━━━ AVAILABLE DATA ━━━

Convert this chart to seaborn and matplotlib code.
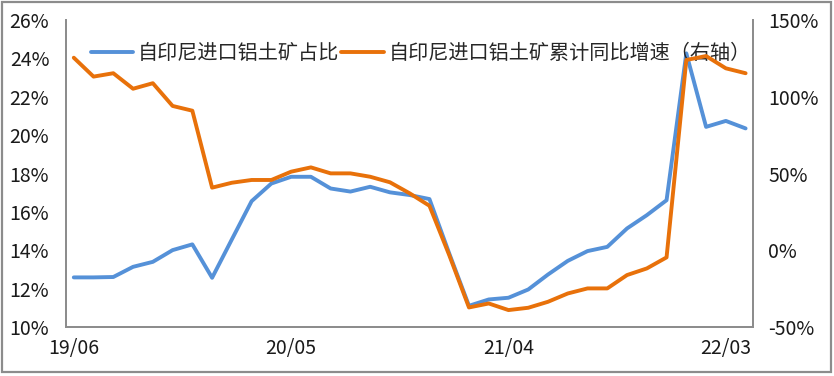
import numpy as np
import pandas as pd
import matplotlib
matplotlib.use('Agg')
import matplotlib.pyplot as plt
import seaborn as sns
from matplotlib.patches import Rectangle
from matplotlib.ticker import FuncFormatter

# 2019-06 .. 2022-04 (monthly)
months = pd.period_range('2019-06', '2022-04', freq='M')
tick_labels = ['19/06', '20/05', '21/04', '22/03']

share_pct = [12.59, 12.59, 12.61, 13.14, 13.40, 14.01, 14.31, 12.57, 14.57, 16.56,
             17.48, 17.83, 17.83, 17.22, 17.06, 17.31, 17.02, 16.88, 16.67, 13.84,
             11.11, 11.44, 11.53, 11.96, 12.74, 13.45, 13.96, 14.18, 15.14, 15.83,
             16.61, 24.26, 20.43, 20.74, 20.35]
growth_pct = [125.4, 113.1, 115.3, 105.2, 108.8, 94.0, 90.9, 40.8, 44.0, 45.8,
              45.8, 51.2, 54.0, 50.1, 50.1, 47.9, 44.3, 37.1, 29.0, -3.1,
              -37.2, -34.6, -38.9, -37.4, -33.5, -28.1, -24.8, -24.8, -16.1, -11.8,
              -4.6, 123.9, 126.5, 118.5, 115.3]

name_share = '自印尼进口铝土矿占比'
name_growth = '自印尼进口铝土矿累计同比增速（右轴）'

df = pd.DataFrame({'idx': np.arange(len(months)),
                   'share': share_pct, 'growth': growth_pct})

sns.set_theme(style='white')
plt.rcParams['font.family'] = ['Noto Sans CJK SC', 'DejaVu Sans']

blue = '#5591D8'
orange = '#E8710A'
grey = '#8C8C8C'

fig, ax = plt.subplots(figsize=(8.34, 3.76), dpi=100)
fig.subplots_adjust(left=0.079, right=0.903, top=0.947, bottom=0.13)
ax2 = ax.twinx()

sns.lineplot(data=df, x='idx', y='share', ax=ax, color=blue, linewidth=2.8,
             label=name_share, legend=False)
sns.lineplot(data=df, x='idx', y='growth', ax=ax2, color=orange, linewidth=2.8,
             label=name_growth, legend=False)

ax.set_xlim(-0.4, len(months) - 0.62)
ax.set_ylim(10, 26)
ax.set_yticks(np.arange(10, 27, 2))
ax.yaxis.set_major_formatter(FuncFormatter(lambda v, p: f'{v:.0f}%'))
ax2.set_ylim(-50, 150)
ax2.set_yticks(np.arange(-50, 151, 50))
ax2.yaxis.set_major_formatter(FuncFormatter(lambda v, p: f'{v:.0f}%'))

ax.set_xticks([0, 11, 22, 33])
ax.set_xticklabels(tick_labels)
ax.set_xlabel('')
ax.set_ylabel('')
ax2.set_ylabel('')

for a in (ax, ax2):
    a.tick_params(axis='both', length=0, labelsize=14, colors='#1a1a1a')
    a.grid(False)
    a.spines['top'].set_visible(False)
    for s in ('left', 'right', 'bottom'):
        a.spines[s].set_color(grey)
        a.spines[s].set_linewidth(1.3)
ax.tick_params(axis='y', pad=12)
ax2.tick_params(axis='y', pad=11)
ax.tick_params(axis='x', pad=8)

h1, l1 = ax.get_legend_handles_labels()
h2, l2 = ax2.get_legend_handles_labels()
leg = ax2.legend(h1 + h2, l1 + l2, loc='center left', bbox_to_anchor=(0.036, 0.89),
                 ncol=2, frameon=False, fontsize=14.5, handlelength=2.1,
                 handletextpad=0.25, columnspacing=0.1, borderaxespad=0,
                 borderpad=0)
leg.set_zorder(0)

fig.patches.append(Rectangle((0.002, 0.01), 0.995, 0.985, transform=fig.transFigure,
                             fill=False, edgecolor=grey, linewidth=1.6))

fig.savefig('out.png', dpi=100)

━━━

AIM OF THE TASK - Copy the listing word for word, excluding its pictures.

EXERCISE OUTPUT -
Convert this chart to seaborn and matplotlib code.
import numpy as np
import pandas as pd
import matplotlib
matplotlib.use('Agg')
import matplotlib.pyplot as plt
import seaborn as sns
from matplotlib.patches import Rectangle
from matplotlib.ticker import FuncFormatter

# 2019-06 .. 2022-04 (monthly)
months = pd.period_range('2019-06', '2022-04', freq='M')
tick_labels = ['19/06', '20/05', '21/04', '22/03']

share_pct = [12.59, 12.59, 12.61, 13.14, 13.40, 14.01, 14.31, 12.57, 14.57, 16.56,
             17.48, 17.83, 17.83, 17.22, 17.06, 17.31, 17.02, 16.88, 16.67, 13.84,
             11.11, 11.44, 11.53, 11.96, 12.74, 13.45, 13.96, 14.18, 15.14, 15.83,
             16.61, 24.26, 20.43, 20.74, 20.35]
growth_pct = [125.4, 113.1, 115.3, 105.2, 108.8, 94.0, 90.9, 40.8, 44.0, 45.8,
              45.8, 51.2, 54.0, 50.1, 50.1, 47.9, 44.3, 37.1, 29.0, -3.1,
              -37.2, -34.6, -38.9, -37.4, -33.5, -28.1, -24.8, -24.8, -16.1, -11.8,
              -4.6, 123.9, 126.5, 118.5, 115.3]

name_share = '自印尼进口铝土矿占比'
name_growth = '自印尼进口铝土矿累计同比增速（右轴）'

df = pd.DataFrame({'idx': np.arange(len(months)),
                   'share': share_pct, 'growth': growth_pct})

sns.set_theme(style='white')
plt.rcParams['font.family'] = ['Noto Sans CJK SC', 'DejaVu Sans']

blue = '#5591D8'
orange = '#E8710A'
grey = '#8C8C8C'

fig, ax = plt.subplots(figsize=(8.34, 3.76), dpi=100)
fig.subplots_adjust(left=0.079, right=0.903, top=0.947, bottom=0.13)
ax2 = ax.twinx()

sns.lineplot(data=df, x='idx', y='share', ax=ax, color=blue, linewidth=2.8,
             label=name_share, legend=False)
sns.lineplot(data=df, x='idx', y='growth', ax=ax2, color=orange, linewidth=2.8,
             label=name_growth, legend=False)

ax.set_xlim(-0.4, len(months) - 0.62)
ax.set_ylim(10, 26)
ax.set_yticks(np.arange(10, 27, 2))
ax.yaxis.set_major_formatter(FuncFormatter(lambda v, p: f'{v:.0f}%'))
ax2.set_ylim(-50, 150)
ax2.set_yticks(np.arange(-50, 151, 50))
ax2.yaxis.set_major_formatter(FuncFormatter(lambda v, p: f'{v:.0f}%'))

ax.set_xticks([0, 11, 22, 33])
ax.set_xticklabels(tick_labels)
ax.set_xlabel('')
ax.set_ylabel('')
ax2.set_ylabel('')

for a in (ax, ax2):
    a.tick_params(axis='both', length=0, labelsize=14, colors='#1a1a1a')
    a.grid(False)
    a.spines['top'].set_visible(False)
    for s in ('left', 'right', 'bottom'):
        a.spines[s].set_color(grey)
        a.spines[s].set_linewidth(1.3)
ax.tick_params(axis='y', pad=12)
ax2.tick_params(axis='y', pad=11)
ax.tick_params(axis='x', pad=8)

h1, l1 = ax.get_legend_handles_labels()
h2, l2 = ax2.get_legend_handles_labels()
leg = ax2.legend(h1 + h2, l1 + l2, loc='center left', bbox_to_anchor=(0.036, 0.89),
                 ncol=2, frameon=False, fontsize=14.5, handlelength=2.1,
                 handletextpad=0.25, columnspacing=0.1, borderaxespad=0,
                 borderpad=0)
leg.set_zorder(0)

fig.patches.append(Rectangle((0.002, 0.01), 0.995, 0.985, transform=fig.transFigure,
                             fill=False, edgecolor=grey, linewidth=1.6))

fig.savefig('out.png', dpi=100)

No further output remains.